Boychuk scored twice in 13 postseason contests last spring during the Bruins’ run to the seventh game of the second round. He hit the ground running with three assists in the first six games of this season before a Brandon Dubinsky slash knocked him out of the lineup with a fractured bone in his forearm. By the time he returned to the lineup Nov. 18, he had missed 10 games. For reasons he says he can’t explain, Boychuk never got his game going – that is until he had a chance to watch a couple contests for above.
“I don’t know. I tried to look at my game every game that I played. I couldn’t really pinpoint it,” he said. “I just needed to go up there and watch and that was probably the best thing that could’ve happened.”

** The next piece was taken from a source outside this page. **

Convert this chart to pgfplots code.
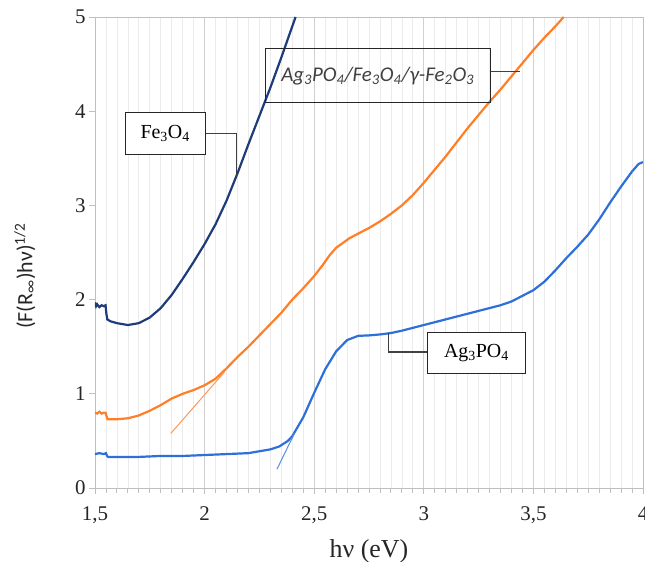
\documentclass[border=0pt]{standalone}
\usepackage{fontspec}
\setmainfont{Liberation Serif}
\newfontfamily\calib{Carlito}
\usepackage{pgfplots}
\pgfplotsset{compat=1.18}

\definecolor{navyc}{HTML}{1F3C7A}
\definecolor{orangec}{HTML}{FF7F27}
\definecolor{bluec}{HTML}{2E6FD8}
\definecolor{gridmaj}{HTML}{D0D0D0}
\definecolor{gridmin}{HTML}{EBEBEB}
\definecolor{axisc}{HTML}{BFBFBF}
\definecolor{connc}{HTML}{404040}

\begin{document}
\begin{tikzpicture}
\begin{axis}[
  scale only axis,
  width=548bp, height=471bp,
  xmin=1.5, xmax=4, ymin=0, ymax=5,
  xtick={1.5,2,...,4}, ytick={0,1,...,5},
  minor x tick num=9,
  xmajorgrids, xminorgrids,
  major grid style={draw=gridmaj, line width=0.9pt},
  minor grid style={draw=gridmin, line width=0.7pt},
  axis line style={draw=axisc, line width=0.9pt},
  tick style={draw=axisc, line width=0.9pt},
  tick align=outside,
  xtick pos=bottom, ytick pos=left,
  major tick length=6bp, minor tick length=5bp,
  /pgf/number format/use comma,
  /pgf/number format/assume math mode=true,
  ticklabel style={font=\rmfamily\fontsize{21}{25}\selectfont, text=black!85},
  xticklabel style={yshift=-9bp},
  xlabel={hν (eV)},
  xlabel style={font=\fontsize{26}{30}\selectfont, text=black!85, yshift=-9bp},
  ylabel={\calib (F(R\textsubscript{∞})hν)\textsuperscript{1/2}},
  ylabel style={font=\fontsize{22}{26}\selectfont, text=black!85,
    at={(axis description cs:-0.128,0.45)}, anchor=center},
]
\coordinate (bl) at (rel axis cs:0,0);
\coordinate (tr) at (rel axis cs:1,1);

% Fe3O4
\addplot[navyc, line width=2.2bp] coordinates {
(1.500,1.97) (1.505,1.93) (1.510,1.95) (1.520,1.92) (1.530,1.94)
(1.540,1.93) (1.548,1.94) (1.552,1.85) (1.556,1.79) (1.570,1.77)
(1.600,1.75) (1.650,1.73) (1.700,1.75) (1.750,1.81) (1.800,1.91)
(1.850,2.05) (1.900,2.22) (1.950,2.40) (2.000,2.59) (2.050,2.80)
(2.100,3.05) (2.150,3.34) (2.200,3.65) (2.250,3.95) (2.300,4.25)
(2.350,4.57) (2.415,5.00)
};

% Ag3PO4/Fe3O4/gamma-Fe2O3
\addplot[orangec, line width=2.2bp] coordinates {
(1.500,0.80) (1.510,0.79) (1.520,0.81) (1.530,0.79) (1.540,0.80)
(1.548,0.80) (1.553,0.76) (1.557,0.73) (1.600,0.73) (1.650,0.74)
(1.700,0.77) (1.750,0.82) (1.800,0.88) (1.850,0.95) (1.900,1.00)
(1.950,1.04) (2.000,1.09) (2.050,1.16) (2.100,1.27) (2.150,1.39)
(2.200,1.50) (2.250,1.62) (2.300,1.74) (2.350,1.86) (2.400,2.00)
(2.450,2.12) (2.500,2.25) (2.540,2.37) (2.570,2.47) (2.600,2.55)
(2.630,2.60) (2.660,2.65) (2.700,2.70) (2.750,2.76) (2.800,2.83)
(2.850,2.91) (2.900,3.00) (2.950,3.11) (3.000,3.24) (3.050,3.38)
(3.100,3.52) (3.150,3.67) (3.200,3.82) (3.250,3.96) (3.300,4.10)
(3.350,4.23) (3.400,4.37) (3.450,4.51) (3.500,4.65) (3.550,4.78)
(3.600,4.90) (3.638,5.00)
};

% Ag3PO4
\addplot[bluec, line width=2.2bp] coordinates {
(1.500,0.36) (1.520,0.37) (1.540,0.36) (1.550,0.37) (1.555,0.34)
(1.560,0.33) (1.600,0.33) (1.700,0.33) (1.800,0.34) (1.900,0.34)
(2.000,0.35) (2.100,0.36) (2.200,0.37) (2.250,0.39) (2.300,0.41)
(2.340,0.44) (2.380,0.50) (2.400,0.55) (2.450,0.75) (2.500,1.01)
(2.550,1.26) (2.600,1.45) (2.650,1.57) (2.700,1.615) (2.750,1.62)
(2.800,1.63) (2.850,1.645) (2.900,1.67) (2.950,1.70) (3.000,1.73)
(3.050,1.76) (3.100,1.79) (3.150,1.82) (3.200,1.85) (3.250,1.88)
(3.300,1.91) (3.350,1.94) (3.400,1.98) (3.450,2.04) (3.500,2.10)
(3.550,2.19) (3.600,2.31) (3.650,2.44) (3.700,2.56) (3.750,2.69)
(3.800,2.85) (3.850,3.03) (3.900,3.20) (3.950,3.36) (3.980,3.44)
(4.000,3.46)
};

% tangent lines
\addplot[orangec!80, line width=1bp] coordinates {(1.846,0.58) (2.09,1.23)};
\addplot[bluec!80, line width=1bp] coordinates {(2.33,0.20) (2.41,0.58)};

% labels
\draw[connc, line width=1.3bp] (axis cs:2.002,3.76) -- (axis cs:2.144,3.76) -- (axis cs:2.144,3.30);
\node[draw=black!85, fill=white, line width=1.1bp, minimum width=80bp, minimum height=42bp, inner sep=0pt,
  font=\fontsize{20}{24}\selectfont] at (axis cs:1.82,3.76) {Fe\textsubscript{3}O\textsubscript{4}};

\draw[connc, line width=1.3bp] (axis cs:3.304,4.42) -- (axis cs:3.441,4.42);
\node[draw=black!85, line width=1.1bp, minimum width=225bp, minimum height=54bp, inner sep=0pt,
  font=\calib\itshape\fontsize{21}{25}\selectfont, text=black!75] at (axis cs:2.79,4.375)
  {Ag\textsubscript{3}PO\textsubscript{4}/Fe\textsubscript{3}O\textsubscript{4}/γ-Fe\textsubscript{2}O\textsubscript{3}};

\draw[connc, line width=1.3bp] (axis cs:3.016,1.444) -- (axis cs:2.838,1.444) -- (axis cs:2.838,1.645);
\node[draw=black!85, fill=white, line width=1.1bp, minimum width=98bp, minimum height=41bp, inner sep=0pt,
  font=\fontsize{20}{24}\selectfont] at (axis cs:3.24,1.43) {Ag\textsubscript{3}PO\textsubscript{4}};
\end{axis}
\pgfresetboundingbox
\path[use as bounding box] ([xshift=-95bp,yshift=-74bp]bl) rectangle ([xshift=2bp,yshift=17bp]tr);
\end{tikzpicture}
\end{document}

With a couple goals over a four-game span in late March, Boychuk started to look like his old self. It’s helped that Boychuk has been a fixture next to his regular partner from a season ago Zdeno Chara since around the first of March .
“We started to get the groove back this year,” he said.
That’s a groove Boychuk hopes will continue now in the second season so he can completely forget about what happened through the original 82 games.
“The beginning was good. Then I got hurt. After that, it wasn’t the best – which I think everybody knows,” said Boychuk of his season. “The last month and a half, it’s been coming back quite a bit. I feel great about the last month and a half of the season. I feel confident.”